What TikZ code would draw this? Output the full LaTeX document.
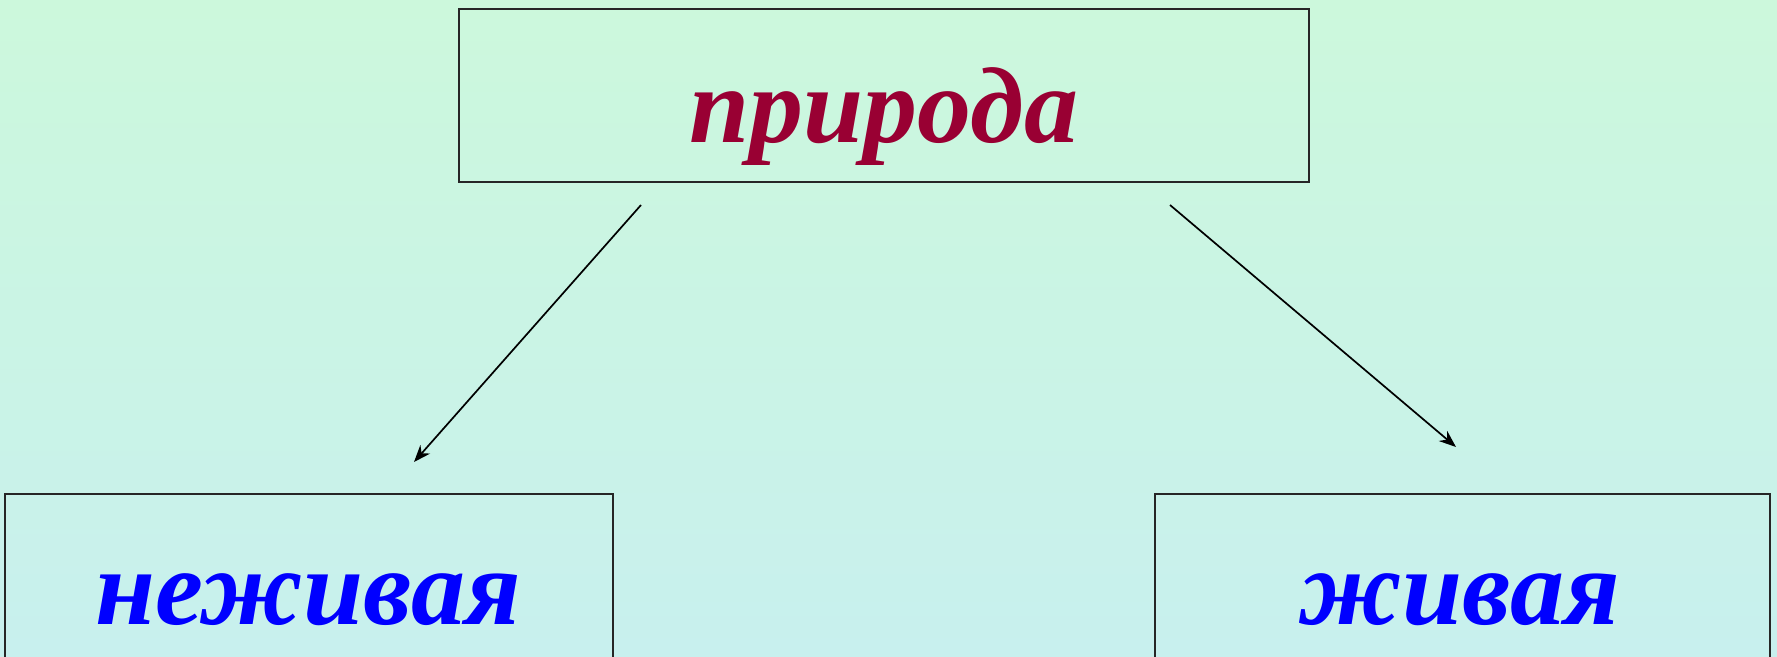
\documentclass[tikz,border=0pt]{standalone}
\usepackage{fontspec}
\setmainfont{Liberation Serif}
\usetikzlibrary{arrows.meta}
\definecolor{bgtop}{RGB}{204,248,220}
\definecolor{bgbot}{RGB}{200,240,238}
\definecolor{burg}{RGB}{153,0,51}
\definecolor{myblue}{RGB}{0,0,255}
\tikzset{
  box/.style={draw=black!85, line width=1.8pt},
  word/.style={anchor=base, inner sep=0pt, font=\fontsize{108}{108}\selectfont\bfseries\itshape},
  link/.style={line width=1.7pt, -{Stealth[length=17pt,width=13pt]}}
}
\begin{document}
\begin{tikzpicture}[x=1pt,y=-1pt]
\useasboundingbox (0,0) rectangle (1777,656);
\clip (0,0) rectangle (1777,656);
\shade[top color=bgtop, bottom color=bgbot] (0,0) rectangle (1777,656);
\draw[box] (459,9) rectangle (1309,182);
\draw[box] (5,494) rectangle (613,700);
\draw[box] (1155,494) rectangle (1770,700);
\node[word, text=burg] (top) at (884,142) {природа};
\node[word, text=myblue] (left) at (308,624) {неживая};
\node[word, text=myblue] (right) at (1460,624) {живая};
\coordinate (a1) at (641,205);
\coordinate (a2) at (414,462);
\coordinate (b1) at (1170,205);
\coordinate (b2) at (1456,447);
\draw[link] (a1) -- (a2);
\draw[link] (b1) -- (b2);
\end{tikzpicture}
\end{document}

▶ _Task details_: Using the data above, print every line exactly, omitting pictures.

▶ _Completed exercise_:
What TikZ code would draw this? Output the full LaTeX document.
\documentclass[tikz,border=0pt]{standalone}
\usepackage{fontspec}
\setmainfont{Liberation Serif}
\usetikzlibrary{arrows.meta}
\definecolor{bgtop}{RGB}{204,248,220}
\definecolor{bgbot}{RGB}{200,240,238}
\definecolor{burg}{RGB}{153,0,51}
\definecolor{myblue}{RGB}{0,0,255}
\tikzset{
  box/.style={draw=black!85, line width=1.8pt},
  word/.style={anchor=base, inner sep=0pt, font=\fontsize{108}{108}\selectfont\bfseries\itshape},
  link/.style={line width=1.7pt, -{Stealth[length=17pt,width=13pt]}}
}
\begin{document}
\begin{tikzpicture}[x=1pt,y=-1pt]
\useasboundingbox (0,0) rectangle (1777,656);
\clip (0,0) rectangle (1777,656);
\shade[top color=bgtop, bottom color=bgbot] (0,0) rectangle (1777,656);
\draw[box] (459,9) rectangle (1309,182);
\draw[box] (5,494) rectangle (613,700);
\draw[box] (1155,494) rectangle (1770,700);
\node[word, text=burg] (top) at (884,142) {природа};
\node[word, text=myblue] (left) at (308,624) {неживая};
\node[word, text=myblue] (right) at (1460,624) {живая};
\coordinate (a1) at (641,205);
\coordinate (a2) at (414,462);
\coordinate (b1) at (1170,205);
\coordinate (b2) at (1456,447);
\draw[link] (a1) -- (a2);
\draw[link] (b1) -- (b2);
\end{tikzpicture}
\end{document}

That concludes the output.